A minimalist painting, for example, will typically use a limited number of colours, and have a simple geometric design. Among the most notable minimalists in the visual arts are Frank Stella, Donald Judd[?] and Carl Andre (See List of minimalist artists).

In classical music of the last 35 years, minimalism is sometimes applied to music which displays some or all of the following features: repetition (often of short musical phrases, with subtle variation over long periods of time); emphasis on consonant harmony; a steady pulse. The word "minimalism" was first used in relation to music in 1968 by Michael Nyman in a review of Cornelius Cardew's piece The Great Digest. Nyman later expanded his definition of minimalism in music in his 1974 book Experimental Music: Cage and Beyond.

It is not difficult music to listen to, but, for some, it is easy music to find annoying, due to all the repetition. Others find the same repetition entrancing. The most prominent minimalist composers are John Adams, Philip Glass, Steve Reich, and Terry Riley.

It should be noted that the minimalist movement in music bears only an occasional relationship to the movement of the same name in visual art.

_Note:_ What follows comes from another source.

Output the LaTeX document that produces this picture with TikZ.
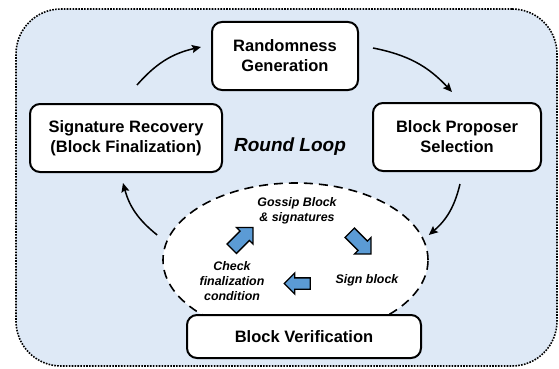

This connection is probably one reason why many minimalist composers dislike the term. ("That word should be stamped out!" Philip Glass is reported to have said.)

There is much variety in the music called minimal, in every regard from instrumentation to structure to technique. The early compositions of Glass and Reich tended to be very austere, with little embellishment on the principal theme, and written for small instrumental ensembles (of which the composers were members), made up, in Glass's case, of organs, winds--particularly saxophones--and vocalists, in Reich's case with more emphasis on mallet instruments. (These works would be scored for any combination of such instruments: one piece by Reich, the aptly named Six Pianos, is scored just so.) Adams' works have most often been written for more traditional classical forces: orchestra, string quartet, even solo piano. (Though all four major minimalists have written symphonies and quartets, none have written them so exclusively as Adams.) His works tend also to be much more approachable for the classical ear; there is a minimalist core to his work, but there is also much very classical composing behind his compositions, and a phrase in an Adams work is less likely to stay unchanged and in the same instrument(s) for a long time than in would be in another minimalist's work. Some of Adams' orchestral works have been described as "maximalist", although this is not a word that would be widely recognized by reviewers.